- **EXERCISE GOAL**
Retype each line of the material exactly, please, skipping any picture in it.

- **RAW DATA**
╔══

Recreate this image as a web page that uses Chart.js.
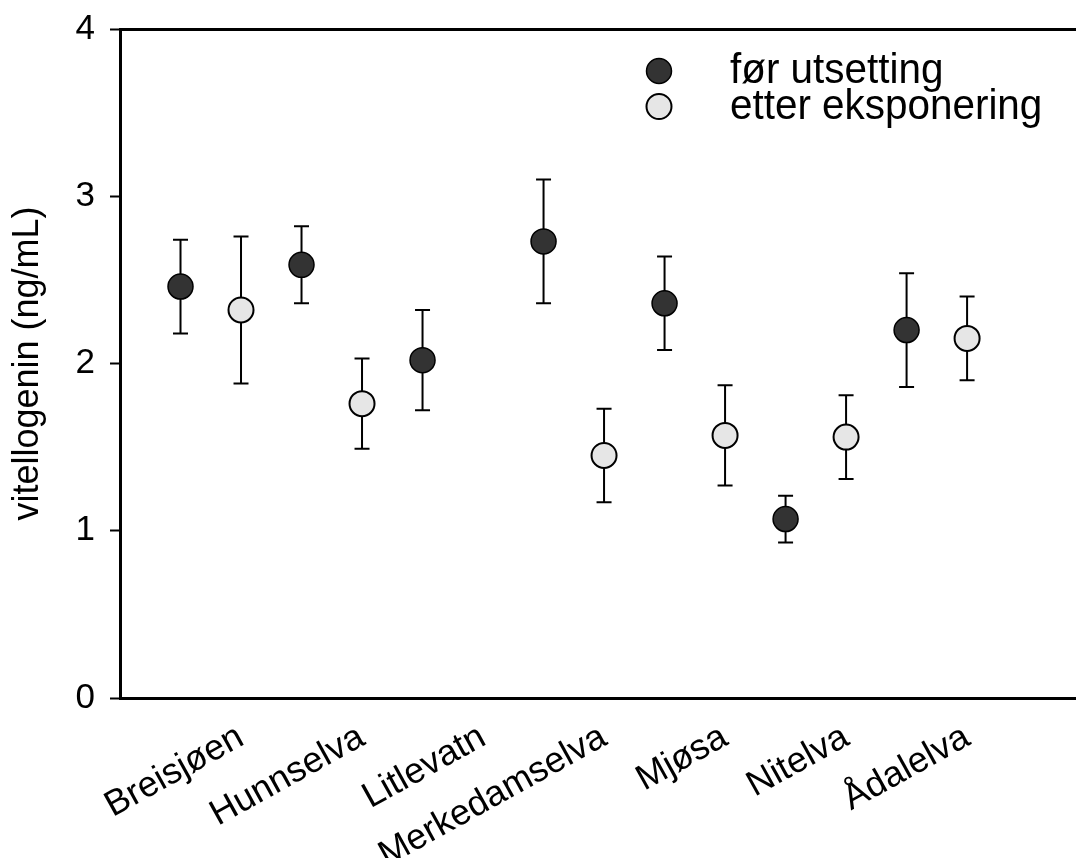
<!DOCTYPE html>
<html>
<head>
<meta charset="utf-8">
<script src="https://cdn.jsdelivr.net/npm/chart.js@4.4.0/dist/chart.umd.min.js"></script>
<style>
  html, body { margin: 0; padding: 0; background: #fff; overflow: hidden; }
  #wrap { position: relative; width: 1076px; height: 858px; }
  canvas { display: block; }
</style>
</head>
<body>
<div id="wrap"><canvas id="chart"></canvas></div>
<script>
const sites = ['Breisjøen', 'Hunnselva', 'Litlevatn', 'Merkedamselva', 'Mjøsa', 'Nitelva', 'Ådalelva'];
const before = [2.46, 2.59, 2.02, 2.73, 2.36, 1.07, 2.20];
const beforeErr = [0.28, 0.23, 0.30, 0.37, 0.28, 0.14, 0.34];
const after = [2.32, 1.76, null, 1.45, 1.57, 1.56, 2.15];
const afterErr = [0.44, 0.27, null, 0.28, 0.30, 0.25, 0.25];
const seriesNames = ['før utsetting', 'etter eksponering'];
const yMin = 0, yMax = 4, yStep = 1;

const FONT = "'Liberation Sans', Arial, Helvetica, sans-serif";

// two slots per site on the x axis: dark point left, light point right
const beforePts = sites.map((s, i) => ({ x: 2 * i, y: before[i], err: beforeErr[i] }));
const afterPts = sites
  .map((s, i) => ({ x: 2 * i + 1, y: after[i], err: afterErr[i] }))
  .filter(p => p.y !== null);

// vertical error bars with caps, drawn under the points
const errorBars = {
  id: 'errorBars',
  beforeDatasetsDraw(chart, args, opts) {
    const ctx = chart.ctx;
    const y = chart.scales.y;
    ctx.save();
    ctx.strokeStyle = opts.color;
    ctx.lineWidth = opts.width;
    chart.data.datasets.forEach((ds, di) => {
      const meta = chart.getDatasetMeta(di);
      ds.data.forEach((p, i) => {
        const el = meta.data[i];
        if (!el || p.err == null) return;
        const top = y.getPixelForValue(p.y + p.err);
        const bot = y.getPixelForValue(p.y - p.err);
        const x = el.x, h = opts.capWidth / 2;
        ctx.beginPath();
        ctx.moveTo(x, top); ctx.lineTo(x, bot);
        ctx.moveTo(x - h, top); ctx.lineTo(x + h, top);
        ctx.moveTo(x - h, bot); ctx.lineTo(x + h, bot);
        ctx.stroke();
      });
    });
    ctx.restore();
  }
};

// legend sitting inside the plot, top right
const cornerLegend = {
  id: 'cornerLegend',
  afterDraw(chart, args, opts) {
    const ctx = chart.ctx;
    ctx.save();
    ctx.textBaseline = 'alphabetic';
    chart.data.datasets.forEach((ds, i) => {
      const cy = opts.y + i * opts.lineGap;
      ctx.beginPath();
      ctx.arc(opts.x, cy, ds.pointRadius, 0, Math.PI * 2);
      ctx.fillStyle = ds.backgroundColor;
      ctx.fill();
      ctx.lineWidth = ds.borderWidth;
      ctx.strokeStyle = ds.borderColor;
      ctx.stroke();
      // the scanned legend text is a bit narrow and tall
      ctx.save();
      ctx.translate(opts.textX, cy + opts.baselineShift);
      ctx.scale(opts.squeeze, 1);
      ctx.font = opts.font;
      ctx.fillStyle = '#000';
      ctx.fillText(ds.label, 0, 0);
      ctx.restore();
    });
    ctx.restore();
  }
};

new Chart(document.getElementById('chart'), {
  type: 'scatter',
  data: {
    datasets: [
      {
        label: seriesNames[0],
        data: beforePts,
        pointRadius: 12.5,
        pointHoverRadius: 12.5,
        backgroundColor: '#333333',
        borderColor: '#000000',
        borderWidth: 1.5
      },
      {
        label: seriesNames[1],
        data: afterPts,
        pointRadius: 12.5,
        pointHoverRadius: 12.5,
        backgroundColor: '#e6e6e6',
        borderColor: '#000000',
        borderWidth: 2
      }
    ]
  },
  options: {
    responsive: true,
    maintainAspectRatio: false,
    animation: false,
    layout: { autoPadding: false, padding: { top: 29, right: 0, bottom: 0, left: 0 } },
    plugins: {
      legend: { display: false },
      tooltip: { enabled: false },
      errorBars: { color: '#000', width: 2, capWidth: 15 },
      cornerLegend: {
        font: '43px ' + FONT,
        squeeze: 0.94,
        x: 659, y: 71, lineGap: 35.5, textX: 730, baselineShift: 12
      }
    },
    scales: {
      x: {
        type: 'linear',
        position: 'bottom',
        min: -1,
        max: 14.8,
        afterBuildTicks: (scale) => {
          scale.ticks = sites.map((s, i) => ({ value: 2 * i + 1 }));
        },
        afterFit: (scale) => { scale.height = 160; },
        grid: { display: false },
        border: { display: true, color: '#000', width: 3 },
        ticks: {
          autoSkip: false,
          minRotation: 29,
          maxRotation: 29,
          padding: 10,
          color: '#000',
          font: { family: FONT, size: 36 },
          callback: (v) => sites[(v - 1) / 2]
        }
      },
      xTop: {
        type: 'linear',
        position: 'top',
        min: -1,
        max: 14.8,
        afterFit: (scale) => { scale.height = 0; },
        grid: { display: false },
        border: { display: true, color: '#000', width: 3 },
        ticks: { display: false }
      },
      y: {
        min: yMin,
        max: yMax,
        afterFit: (scale) => {
          scale.width = 120;
          scale.paddingTop = 0;
          scale.paddingBottom = 0;
        },
        grid: { drawOnChartArea: false, drawTicks: true, tickLength: 10, tickColor: '#000', tickWidth: 2 },
        border: { display: true, color: '#000', width: 3 },
        ticks: {
          stepSize: yStep,
          padding: 15,
          color: '#000',
          font: { family: FONT, size: 35 }
        },
        title: {
          display: true,
          text: 'vitellogenin (ng/mL)',
          color: '#000',
          font: { family: FONT, size: 36 },
          padding: { top: 6, bottom: 0 }
        }
      }
    }
  },
  plugins: [errorBars, cornerLegend]
});
</script>
</body>
</html>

╚══

- **ANSWER IN FULL**
Recreate this image as a web page that uses Chart.js.
<!DOCTYPE html>
<html>
<head>
<meta charset="utf-8">
<script src="https://cdn.jsdelivr.net/npm/chart.js@4.4.0/dist/chart.umd.min.js"></script>
<style>
  html, body { margin: 0; padding: 0; background: #fff; overflow: hidden; }
  #wrap { position: relative; width: 1076px; height: 858px; }
  canvas { display: block; }
</style>
</head>
<body>
<div id="wrap"><canvas id="chart"></canvas></div>
<script>
const sites = ['Breisjøen', 'Hunnselva', 'Litlevatn', 'Merkedamselva', 'Mjøsa', 'Nitelva', 'Ådalelva'];
const before = [2.46, 2.59, 2.02, 2.73, 2.36, 1.07, 2.20];
const beforeErr = [0.28, 0.23, 0.30, 0.37, 0.28, 0.14, 0.34];
const after = [2.32, 1.76, null, 1.45, 1.57, 1.56, 2.15];
const afterErr = [0.44, 0.27, null, 0.28, 0.30, 0.25, 0.25];
const seriesNames = ['før utsetting', 'etter eksponering'];
const yMin = 0, yMax = 4, yStep = 1;

const FONT = "'Liberation Sans', Arial, Helvetica, sans-serif";

// two slots per site on the x axis: dark point left, light point right
const beforePts = sites.map((s, i) => ({ x: 2 * i, y: before[i], err: beforeErr[i] }));
const afterPts = sites
  .map((s, i) => ({ x: 2 * i + 1, y: after[i], err: afterErr[i] }))
  .filter(p => p.y !== null);

// vertical error bars with caps, drawn under the points
const errorBars = {
  id: 'errorBars',
  beforeDatasetsDraw(chart, args, opts) {
    const ctx = chart.ctx;
    const y = chart.scales.y;
    ctx.save();
    ctx.strokeStyle = opts.color;
    ctx.lineWidth = opts.width;
    chart.data.datasets.forEach((ds, di) => {
      const meta = chart.getDatasetMeta(di);
      ds.data.forEach((p, i) => {
        const el = meta.data[i];
        if (!el || p.err == null) return;
        const top = y.getPixelForValue(p.y + p.err);
        const bot = y.getPixelForValue(p.y - p.err);
        const x = el.x, h = opts.capWidth / 2;
        ctx.beginPath();
        ctx.moveTo(x, top); ctx.lineTo(x, bot);
        ctx.moveTo(x - h, top); ctx.lineTo(x + h, top);
        ctx.moveTo(x - h, bot); ctx.lineTo(x + h, bot);
        ctx.stroke();
      });
    });
    ctx.restore();
  }
};

// legend sitting inside the plot, top right
const cornerLegend = {
  id: 'cornerLegend',
  afterDraw(chart, args, opts) {
    const ctx = chart.ctx;
    ctx.save();
    ctx.textBaseline = 'alphabetic';
    chart.data.datasets.forEach((ds, i) => {
      const cy = opts.y + i * opts.lineGap;
      ctx.beginPath();
      ctx.arc(opts.x, cy, ds.pointRadius, 0, Math.PI * 2);
      ctx.fillStyle = ds.backgroundColor;
      ctx.fill();
      ctx.lineWidth = ds.borderWidth;
      ctx.strokeStyle = ds.borderColor;
      ctx.stroke();
      // the scanned legend text is a bit narrow and tall
      ctx.save();
      ctx.translate(opts.textX, cy + opts.baselineShift);
      ctx.scale(opts.squeeze, 1);
      ctx.font = opts.font;
      ctx.fillStyle = '#000';
      ctx.fillText(ds.label, 0, 0);
      ctx.restore();
    });
    ctx.restore();
  }
};

new Chart(document.getElementById('chart'), {
  type: 'scatter',
  data: {
    datasets: [
      {
        label: seriesNames[0],
        data: beforePts,
        pointRadius: 12.5,
        pointHoverRadius: 12.5,
        backgroundColor: '#333333',
        borderColor: '#000000',
        borderWidth: 1.5
      },
      {
        label: seriesNames[1],
        data: afterPts,
        pointRadius: 12.5,
        pointHoverRadius: 12.5,
        backgroundColor: '#e6e6e6',
        borderColor: '#000000',
        borderWidth: 2
      }
    ]
  },
  options: {
    responsive: true,
    maintainAspectRatio: false,
    animation: false,
    layout: { autoPadding: false, padding: { top: 29, right: 0, bottom: 0, left: 0 } },
    plugins: {
      legend: { display: false },
      tooltip: { enabled: false },
      errorBars: { color: '#000', width: 2, capWidth: 15 },
      cornerLegend: {
        font: '43px ' + FONT,
        squeeze: 0.94,
        x: 659, y: 71, lineGap: 35.5, textX: 730, baselineShift: 12
      }
    },
    scales: {
      x: {
        type: 'linear',
        position: 'bottom',
        min: -1,
        max: 14.8,
        afterBuildTicks: (scale) => {
          scale.ticks = sites.map((s, i) => ({ value: 2 * i + 1 }));
        },
        afterFit: (scale) => { scale.height = 160; },
        grid: { display: false },
        border: { display: true, color: '#000', width: 3 },
        ticks: {
          autoSkip: false,
          minRotation: 29,
          maxRotation: 29,
          padding: 10,
          color: '#000',
          font: { family: FONT, size: 36 },
          callback: (v) => sites[(v - 1) / 2]
        }
      },
      xTop: {
        type: 'linear',
        position: 'top',
        min: -1,
        max: 14.8,
        afterFit: (scale) => { scale.height = 0; },
        grid: { display: false },
        border: { display: true, color: '#000', width: 3 },
        ticks: { display: false }
      },
      y: {
        min: yMin,
        max: yMax,
        afterFit: (scale) => {
          scale.width = 120;
          scale.paddingTop = 0;
          scale.paddingBottom = 0;
        },
        grid: { drawOnChartArea: false, drawTicks: true, tickLength: 10, tickColor: '#000', tickWidth: 2 },
        border: { display: true, color: '#000', width: 3 },
        ticks: {
          stepSize: yStep,
          padding: 15,
          color: '#000',
          font: { family: FONT, size: 35 }
        },
        title: {
          display: true,
          text: 'vitellogenin (ng/mL)',
          color: '#000',
          font: { family: FONT, size: 36 },
          padding: { top: 6, bottom: 0 }
        }
      }
    }
  },
  plugins: [errorBars, cornerLegend]
});
</script>
</body>
</html>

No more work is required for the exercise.